- **Directions**
Begin with the first line below and retype each line exactly through the line containing "en_rows = [2.42, 7.52, 10.48, 13.71, 17.14, 20.42, 24.29]". Any pictures are to be left out.

- **Data lines**
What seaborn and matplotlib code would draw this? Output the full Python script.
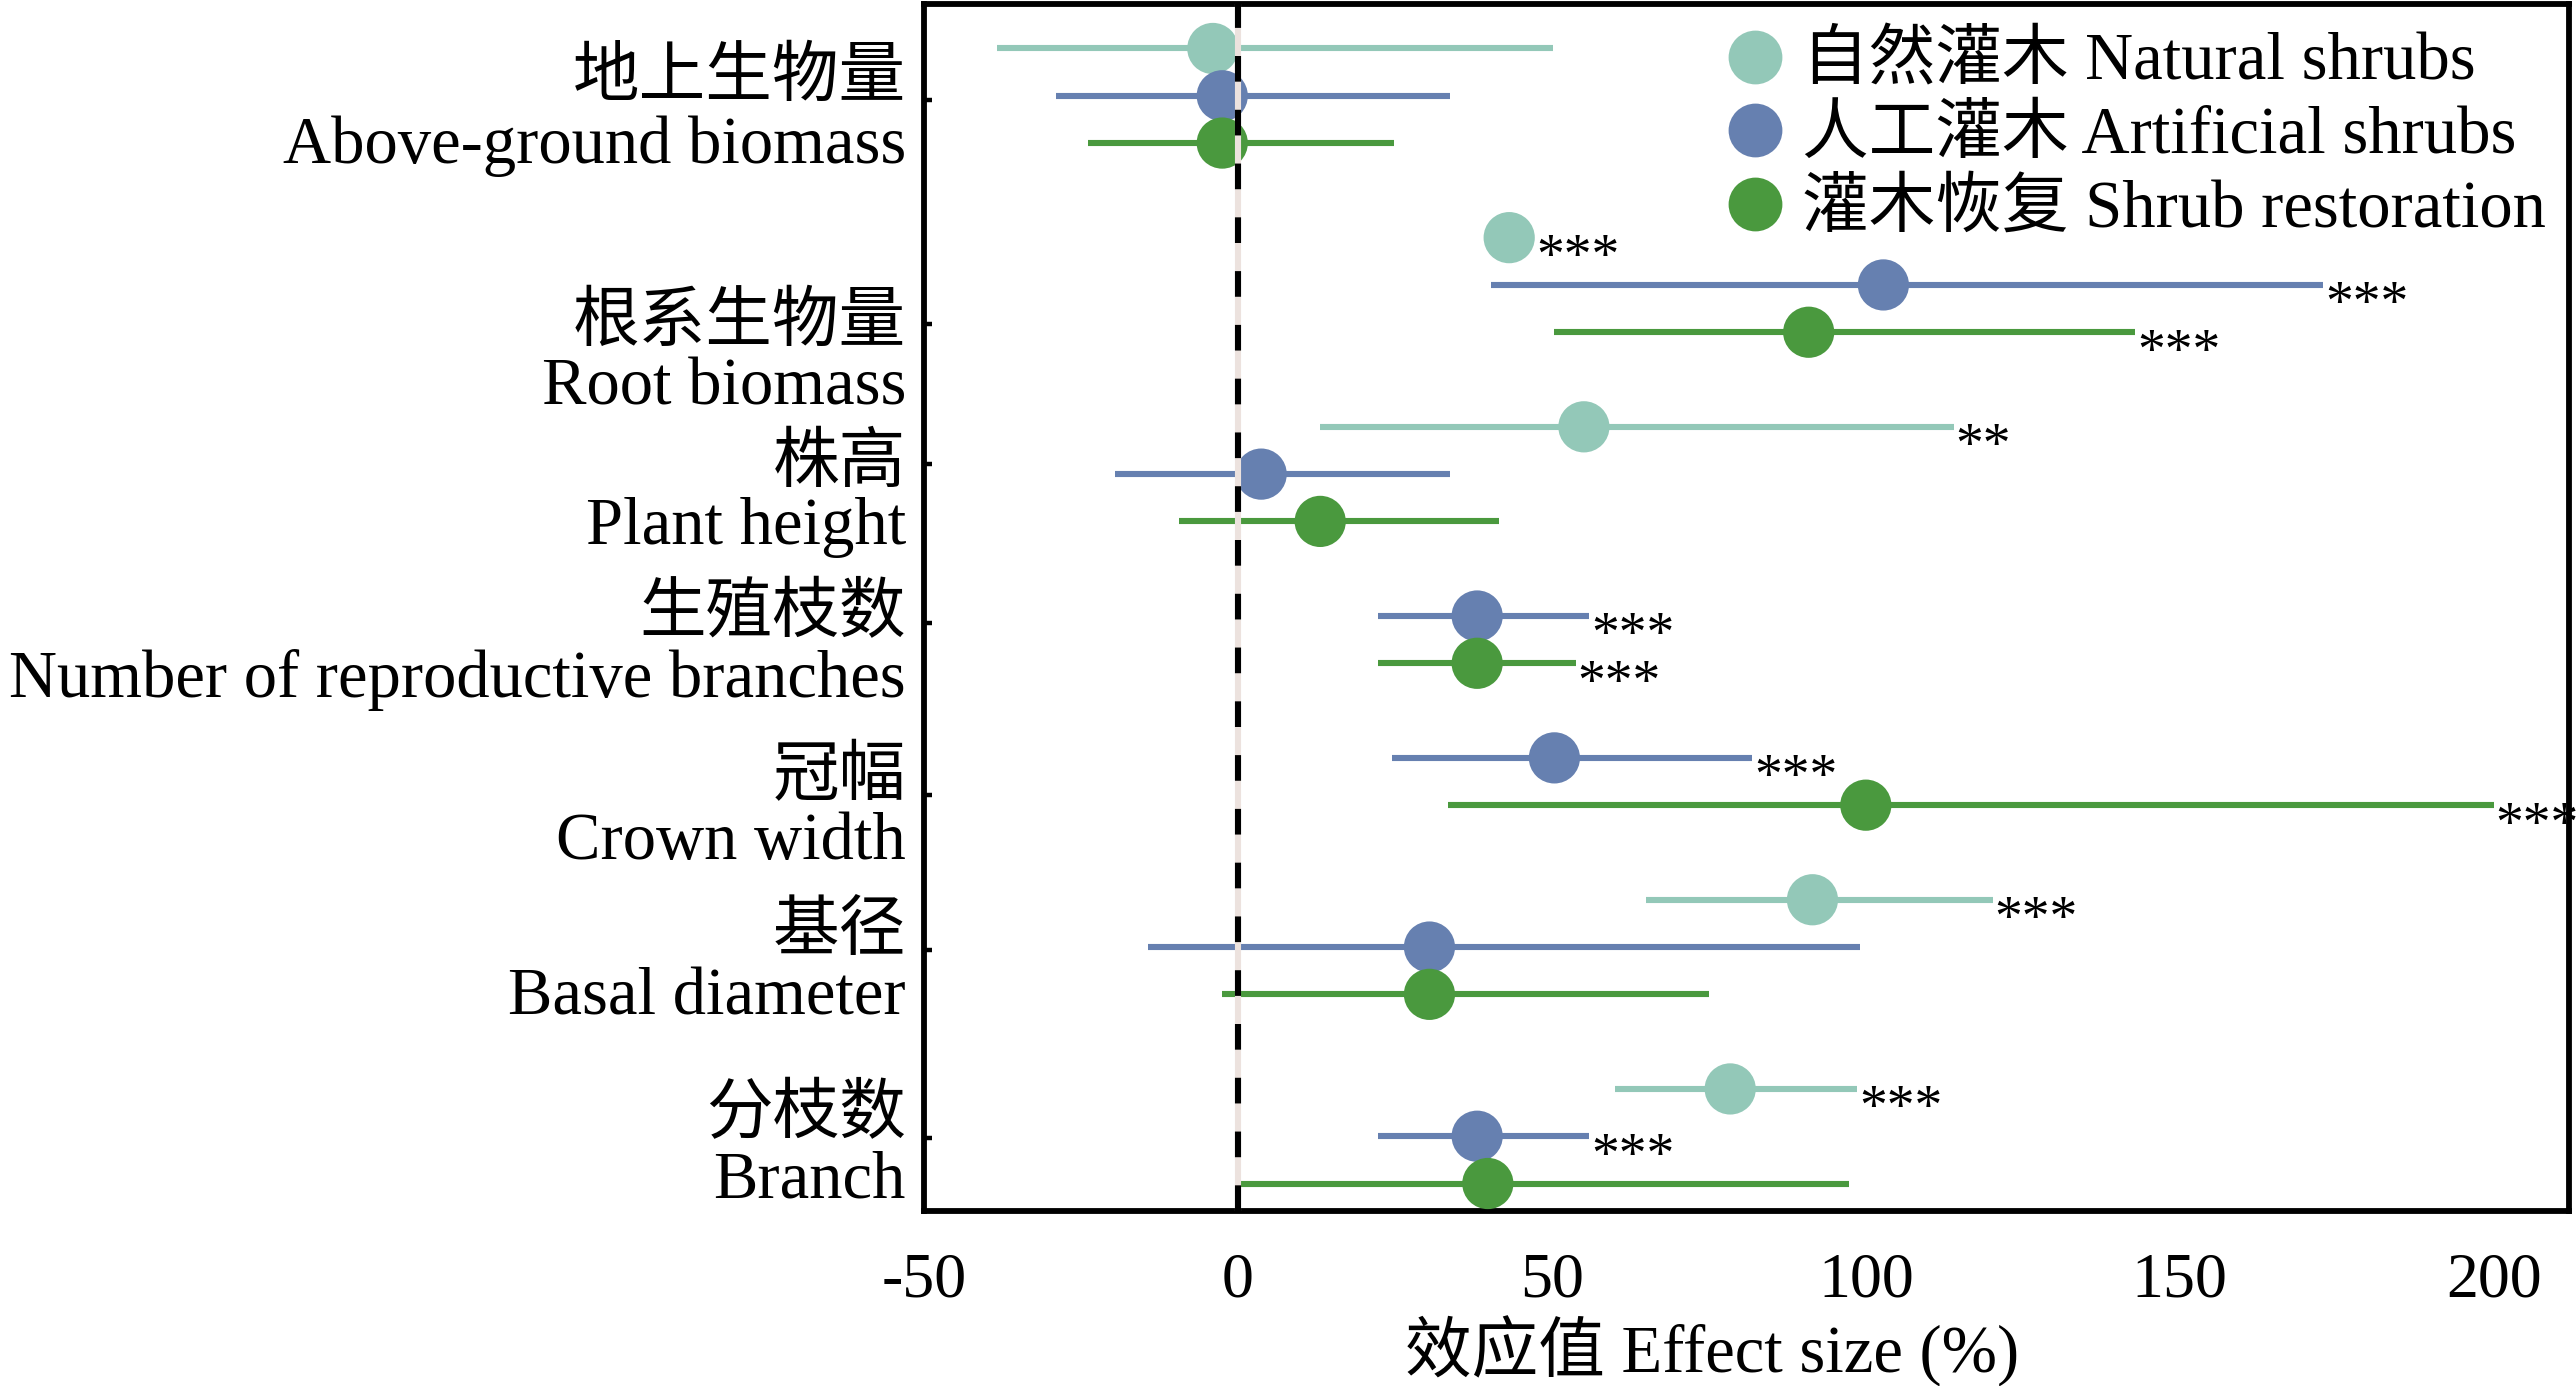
import numpy as np
import pandas as pd
import seaborn as sns
import matplotlib.pyplot as plt

# categories (Chinese / English)
categories_zh = ['地上生物量', '根系生物量', '株高', '生殖枝数', '冠幅', '基径', '分枝数']
categories_en = ['Above-ground biomass', 'Root biomass', 'Plant height',
                 'Number of reproductive branches', 'Crown width', 'Basal diameter', 'Branch']
groups = ['自然灌木 Natural shrubs', '人工灌木 Artificial shrubs', '灌木恢复 Shrub restoration']

nan = np.nan
# effect size (%) and 95% CI
natural_mean = [-4.0, 43.2, 55.1, nan, nan, 91.5, 78.4]
natural_lo = [-38.3, 39.5, 13.1, nan, nan, 65.0, 60.1]
natural_hi = [50.1, 47.0, 114.0, nan, nan, 120.2, 98.6]
natural_sig = ['', '***', '**', '', '', '***', '***']

artificial_mean = [-2.5, 102.8, 3.7, 38.1, 50.4, 30.5, 38.1]
artificial_lo = [-28.9, 40.3, -19.6, 22.3, 24.5, -14.4, 22.3]
artificial_hi = [33.8, 172.8, 33.8, 55.9, 81.9, 99.1, 55.9]
artificial_sig = ['', '***', '', '***', '***', '', '***']

restoration_mean = [-2.5, 90.9, 13.1, 38.1, 100.0, 30.5, 39.8]
restoration_lo = [-23.9, 50.4, -9.4, 22.3, 33.5, -2.6, -0.5]
restoration_hi = [24.9, 142.9, 41.5, 53.8, 200.0, 75.1, 97.3]
restoration_sig = ['', '***', '', '***', '***', '', '']

colors = ['#93c8b8', '#6680b0', '#4a993e']

# layout: first row of each category block, tick rows
cat_start = [0, 4, 8, 11, 14, 18, 22]
tick_rows = [1.09, 5.83, 8.79, 12.15, 15.79, 19.06, 23.04]
zh_rows = [1.01, 6.19, 9.17, 12.34, 15.79, 19.06, 22.93]
en_rows = [2.42, 7.52, 10.48, 13.71, 17.14, 20.42, 24.29]

rows = []
series = [(natural_mean, natural_lo, natural_hi, natural_sig),
          (artificial_mean, artificial_lo, artificial_hi, artificial_sig),
          (restoration_mean, restoration_lo, restoration_hi, restoration_sig)]
for gi, (m, lo, hi, sig) in enumerate(series):
    for ci in range(len(categories_en)):
        if np.isnan(m[ci]):
            continue
        rows.append({'group': groups[gi], 'cat': categories_en[ci], 'y': cat_start[ci] + gi,
                     'mean': m[ci], 'lo': lo[ci], 'hi': hi[ci], 'sig': sig[ci]})
df = pd.DataFrame(rows)

sns.set_style('white')
plt.rcParams['font.family'] = ['Liberation Serif', 'Noto Sans CJK SC']
plt.rcParams['axes.unicode_minus'] = False
plt.rcParams['text.color'] = 'black'
plt.rcParams['axes.labelcolor'] = 'black'

fig = plt.figure(figsize=(12.88, 6.93), dpi=200)
ax = fig.add_axes([0.3587, 0.1263, 0.9973 - 0.3587, 0.9971 - 0.1263])

pal = dict(zip(groups, colors))
for g in groups:
    d = df[df.group == g]
    ax.hlines(d['y'], d['lo'], d['hi'], color=pal[g], lw=2.2, zorder=2)

sns.scatterplot(data=df, x='mean', y='y', hue='group', hue_order=groups, palette=pal,
                s=340, edgecolor='none', linewidth=0, alpha=1, ax=ax, zorder=3)

for _, r in df.iterrows():
    if r['sig']:
        ax.text(max(r['hi'], r['mean'] + 4) + 0.3, r['y'] + 0.75, r['sig'], fontsize=20,
                ha='left', va='baseline', zorder=6)

ax.axvline(0, color='#ece2de', lw=2.2, zorder=4)
ax.axvline(0, color='black', lw=2.2, ls=(0, (4.2, 4.6)), zorder=5)

ax.set_xlim(-50, 212)
ax.set_ylim(24.58, -0.94)
ax.set_xticks([-50, 0, 50, 100, 150, 200])
ax.set_xticklabels(['-50', '0', '50', '100', '150', '200'], fontsize=23)
ax.set_yticks(tick_rows)
ax.set_yticklabels([])
ax.tick_params(axis='x', direction='in', length=4.5, width=1.6, pad=15, colors='black')
ax.tick_params(axis='y', direction='in', length=3, width=1.6, left=True, colors='black')
for s in ax.spines.values():
    s.set_color('black')
    s.set_linewidth(2.1)

for i in range(len(categories_zh)):
    ax.text(-0.011, zh_rows[i], categories_zh[i], transform=ax.get_yaxis_transform(),
            ha='right', va='baseline', fontsize=24)
    ax.text(-0.011, en_rows[i], categories_en[i], transform=ax.get_yaxis_transform(),
            ha='right', va='baseline', fontsize=24)

ax.set_xlabel('效应值 Effect size (%)', fontsize=24, labelpad=2)
ax.xaxis.label.set_x(0.479)
ax.set_ylabel('')

sns.move_legend(ax, 'upper right', bbox_to_anchor=(0.994, 0.988), frameon=False, title=None,
                fontsize=24, handletextpad=0.2, labelspacing=0.18, borderaxespad=0.1,
                borderpad=0.1, handlelength=1.0, markerscale=1.05)

fig.savefig('out.png', dpi=200)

- **Exercise solution**
What seaborn and matplotlib code would draw this? Output the full Python script.
import numpy as np
import pandas as pd
import seaborn as sns
import matplotlib.pyplot as plt

# categories (Chinese / English)
categories_zh = ['地上生物量', '根系生物量', '株高', '生殖枝数', '冠幅', '基径', '分枝数']
categories_en = ['Above-ground biomass', 'Root biomass', 'Plant height',
                 'Number of reproductive branches', 'Crown width', 'Basal diameter', 'Branch']
groups = ['自然灌木 Natural shrubs', '人工灌木 Artificial shrubs', '灌木恢复 Shrub restoration']

nan = np.nan
# effect size (%) and 95% CI
natural_mean = [-4.0, 43.2, 55.1, nan, nan, 91.5, 78.4]
natural_lo = [-38.3, 39.5, 13.1, nan, nan, 65.0, 60.1]
natural_hi = [50.1, 47.0, 114.0, nan, nan, 120.2, 98.6]
natural_sig = ['', '***', '**', '', '', '***', '***']

artificial_mean = [-2.5, 102.8, 3.7, 38.1, 50.4, 30.5, 38.1]
artificial_lo = [-28.9, 40.3, -19.6, 22.3, 24.5, -14.4, 22.3]
artificial_hi = [33.8, 172.8, 33.8, 55.9, 81.9, 99.1, 55.9]
artificial_sig = ['', '***', '', '***', '***', '', '***']

restoration_mean = [-2.5, 90.9, 13.1, 38.1, 100.0, 30.5, 39.8]
restoration_lo = [-23.9, 50.4, -9.4, 22.3, 33.5, -2.6, -0.5]
restoration_hi = [24.9, 142.9, 41.5, 53.8, 200.0, 75.1, 97.3]
restoration_sig = ['', '***', '', '***', '***', '', '']

colors = ['#93c8b8', '#6680b0', '#4a993e']

# layout: first row of each category block, tick rows
cat_start = [0, 4, 8, 11, 14, 18, 22]
tick_rows = [1.09, 5.83, 8.79, 12.15, 15.79, 19.06, 23.04]
zh_rows = [1.01, 6.19, 9.17, 12.34, 15.79, 19.06, 22.93]
en_rows = [2.42, 7.52, 10.48, 13.71, 17.14, 20.42, 24.29]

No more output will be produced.